Dataset extract:

════

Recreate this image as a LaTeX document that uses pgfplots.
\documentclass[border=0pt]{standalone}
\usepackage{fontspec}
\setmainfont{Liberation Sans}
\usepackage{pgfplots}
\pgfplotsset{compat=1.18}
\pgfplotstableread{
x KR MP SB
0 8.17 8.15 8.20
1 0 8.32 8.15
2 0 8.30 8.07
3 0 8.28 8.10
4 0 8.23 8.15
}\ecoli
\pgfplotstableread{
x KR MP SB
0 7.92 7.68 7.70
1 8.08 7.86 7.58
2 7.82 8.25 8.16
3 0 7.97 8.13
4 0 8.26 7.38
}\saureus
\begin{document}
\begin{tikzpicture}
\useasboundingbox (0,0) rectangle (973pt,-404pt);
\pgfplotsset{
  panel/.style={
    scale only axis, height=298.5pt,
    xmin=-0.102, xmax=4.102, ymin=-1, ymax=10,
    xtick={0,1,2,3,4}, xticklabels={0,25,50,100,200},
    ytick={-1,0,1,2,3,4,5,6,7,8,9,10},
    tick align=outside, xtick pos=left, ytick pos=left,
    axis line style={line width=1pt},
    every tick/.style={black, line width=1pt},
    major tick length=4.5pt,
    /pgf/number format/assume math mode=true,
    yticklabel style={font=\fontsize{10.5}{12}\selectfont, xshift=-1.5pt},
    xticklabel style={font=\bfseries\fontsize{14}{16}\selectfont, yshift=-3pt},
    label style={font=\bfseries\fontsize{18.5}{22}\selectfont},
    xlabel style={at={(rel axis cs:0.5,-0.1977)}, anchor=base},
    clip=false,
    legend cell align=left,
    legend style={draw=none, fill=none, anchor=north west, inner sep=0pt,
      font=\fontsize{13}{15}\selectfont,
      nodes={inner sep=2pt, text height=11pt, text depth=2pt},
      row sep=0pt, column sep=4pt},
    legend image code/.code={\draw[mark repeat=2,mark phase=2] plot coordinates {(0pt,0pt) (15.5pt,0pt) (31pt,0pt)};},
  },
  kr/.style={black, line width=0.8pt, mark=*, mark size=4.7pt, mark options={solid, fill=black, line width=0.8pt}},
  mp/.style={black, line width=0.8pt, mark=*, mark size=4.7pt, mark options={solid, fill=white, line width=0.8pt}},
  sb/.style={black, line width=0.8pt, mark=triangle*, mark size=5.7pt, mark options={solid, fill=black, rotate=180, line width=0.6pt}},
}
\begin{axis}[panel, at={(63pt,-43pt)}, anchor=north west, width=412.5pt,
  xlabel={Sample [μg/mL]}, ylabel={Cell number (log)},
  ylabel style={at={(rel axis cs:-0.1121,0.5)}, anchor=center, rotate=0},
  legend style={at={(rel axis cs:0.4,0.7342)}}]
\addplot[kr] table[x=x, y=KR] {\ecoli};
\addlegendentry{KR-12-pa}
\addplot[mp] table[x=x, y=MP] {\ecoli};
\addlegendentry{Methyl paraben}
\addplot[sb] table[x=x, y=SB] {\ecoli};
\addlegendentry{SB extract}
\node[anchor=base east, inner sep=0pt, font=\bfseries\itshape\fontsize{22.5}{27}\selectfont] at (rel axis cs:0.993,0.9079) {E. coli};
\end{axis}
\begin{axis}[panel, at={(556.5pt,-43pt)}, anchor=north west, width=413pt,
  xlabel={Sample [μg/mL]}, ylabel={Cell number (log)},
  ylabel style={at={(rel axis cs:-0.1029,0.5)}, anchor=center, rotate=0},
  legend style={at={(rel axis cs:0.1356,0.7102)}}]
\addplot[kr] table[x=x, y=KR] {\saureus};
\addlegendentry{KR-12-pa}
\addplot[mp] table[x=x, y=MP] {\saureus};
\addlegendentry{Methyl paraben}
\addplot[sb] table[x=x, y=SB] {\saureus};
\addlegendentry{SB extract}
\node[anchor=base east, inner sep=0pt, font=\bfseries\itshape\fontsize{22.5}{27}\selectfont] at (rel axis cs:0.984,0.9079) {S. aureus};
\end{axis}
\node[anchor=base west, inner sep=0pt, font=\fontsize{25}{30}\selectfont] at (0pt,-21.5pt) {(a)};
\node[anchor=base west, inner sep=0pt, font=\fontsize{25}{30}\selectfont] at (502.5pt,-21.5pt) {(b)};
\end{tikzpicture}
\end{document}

════

Task objective: Copy all lines of the listing above that contain the string "image".

Answer for the task:
Recreate this image as a LaTeX document that uses pgfplots.
    legend image code/.code={\draw[mark repeat=2,mark phase=2] plot coordinates {(0pt,0pt) (15.5pt,0pt) (31pt,0pt)};},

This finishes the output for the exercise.